Here are five guys that went undrafted Thursday night worth watching.

1. P.J. Dozier 6’6” shooting guard (South Carolina). He has already signed with the Lakers and will be on their Summer League team. He passes the eye test of “has all the physical tools you want in a quality NBA two guard” but has yet to show much polish or string together consistent play. He shows it in flashes, but he needs to be more consistent, particularly finishing with floaters or from the midrange. If he can become more consistent with his shot and handles, he has potential as a combo one/two guard who can both work off the ball and be a secondary shot creator (he has good court vision).

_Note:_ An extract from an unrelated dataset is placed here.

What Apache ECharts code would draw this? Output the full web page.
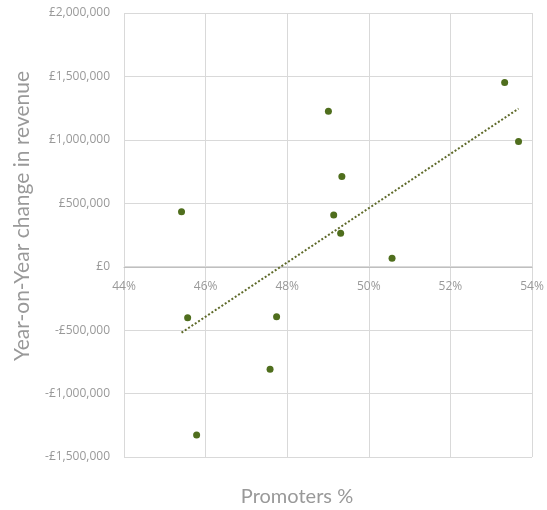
<!DOCTYPE html>
<html>
<head>
<meta charset="utf-8">
<script src="https://cdn.jsdelivr.net/npm/echarts@6/dist/echarts.min.js"></script>
<style>
html,body{margin:0;padding:0;background:#fff;}
#chart{width:547px;height:510px;}
</style>
</head>
<body>
<div id="chart"></div>
<script>
// Promoters % (x) and year-on-year revenue change in £ (y)
const promotersPct = [45.41, 49.01, 53.33, 53.67, 49.34, 49.14, 49.31, 50.57, 45.56, 47.74, 47.58, 45.78];
const revenueChange = [434000, 1225000, 1453000, 988000, 712000, 407000, 263000, 66000, -402000, -394000, -809000, -1327000];
// Linear trendline endpoints
const trendX = [45.41, 53.67];
const trendY = [-520000, 1246000];

const xTitle = 'Promoters %';
const yTitle = 'Year-on-Year change in revenue';

const points = promotersPct.map((x, i) => [x, revenueChange[i]]);
const trend = trendX.map((x, i) => [x, trendY[i]]);

function money(v) {
  const s = Math.abs(v).toLocaleString('en-GB');
  return (v < 0 ? '-£' : '£') + s;
}

const FONT = 'Open Sans';
const chart = echarts.init(document.getElementById('chart'), null, {renderer: 'canvas'});
chart.setOption({
  animation: false,
  backgroundColor: '#ffffff',
  grid: {left: 124, right: 15, top: 13, bottom: 53, containLabel: false},
  xAxis: {
    type: 'value', min: 44, max: 54, interval: 2,
    position: 'bottom', offset: -190,
    axisLine: {show: true, onZero: false, lineStyle: {color: '#bfbfbf', width: 1}},
    axisTick: {show: false},
    axisLabel: {formatter: v => v + '%', color: '#999999', fontFamily: FONT, fontSize: 12, margin: 14},
    splitLine: {show: true, lineStyle: {color: '#d9d9d9', width: 1}}
  },
  yAxis: {
    type: 'value', min: -1500000, max: 2000000, interval: 500000,
    axisLine: {show: false},
    axisTick: {show: false},
    axisLabel: {formatter: money, color: '#999999', fontFamily: FONT, fontSize: 12, margin: 14},
    splitLine: {show: true, lineStyle: {color: '#d9d9d9', width: 1}}
  },
  graphic: [
    {type: 'text', x: 297, y: 497,
     style: {text: xTitle, fill: '#999999', font: '20px Lato', align: 'center', verticalAlign: 'middle'}},
    {type: 'text', x: 22, y: 216, rotation: Math.PI / 2,
     style: {text: yTitle, fill: '#999999', font: '21px Lato', align: 'center', verticalAlign: 'middle'}}
  ],
  series: [
    {type: 'scatter', data: points, symbol: 'circle', symbolSize: 7,
     itemStyle: {color: '#4f6e1d', opacity: 1}, z: 3},
    {type: 'line', data: trend, symbol: 'none', z: 2,
     lineStyle: {color: '#5f6a2a', width: 2, type: [2, 2]}}
  ]
});
</script>
</body>
</html>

2. Johnathan Motley, 6’9” power forward/center (Baylor). He plays like a center, and he’s undersized but a 7’4” wingspan covers for a lot. He is an amazing rebounder who can score in post. He’s a good athlete who could fit as a small-ball five off the bench to start. He’s an average rim protector, and he is not going to stretch the floor (although he has shown some improvement in that area). He’s a bit raw, he’s inconsistent, and he’s coming off an injury. All that said, some team will give him a shot, this is one of the bigger surprises of guys not taken.

3. Isaiah Hicks, 6’8” power forward (North Carolina). He’s signed with the Clippers and will be on their Summer League team. He’s got an NBA body, which is part of the draw here, but in college he was a power player who could use his strength to his advantage and overwhelm opponents. In the NBA he will find it much harder to do going against men. He does have a soft touch and can run the floor to get points. He’s got to work on his left hand, and developing a more diversified offensive game.

4. George De Paula, 6’6” point guard (Brazil).
At 21 he was the starting point guard for the team that made the Brazilian League finals. He has all the physical tools teams could hope for, including a 7’0” wingspan. He’s made big strides the past couple of years in the things teams want from a point guard such as decision-making and being a floor general, but he is still very raw. This is a project and may continue to develop in Brazil or Europe, but show up in the NBA at some point.

5. Devin Robinson, 6’8″ forward (Florida).
 Already signed with the Washington Wizards to be on their Summer League team. He’s got the versatility of an NBA forward who can cover multiple positions, plus he shot 39.1 percent from three last year. It’s all a bit raw, especially on defense, but he has the tools to fit into the NBA game. His shooting needs to be a little more consistent, he’s got to get stronger and fight through stuff, and there are just concerns about his decision-making and feel for the game. Still, smart gamble by the Wizards.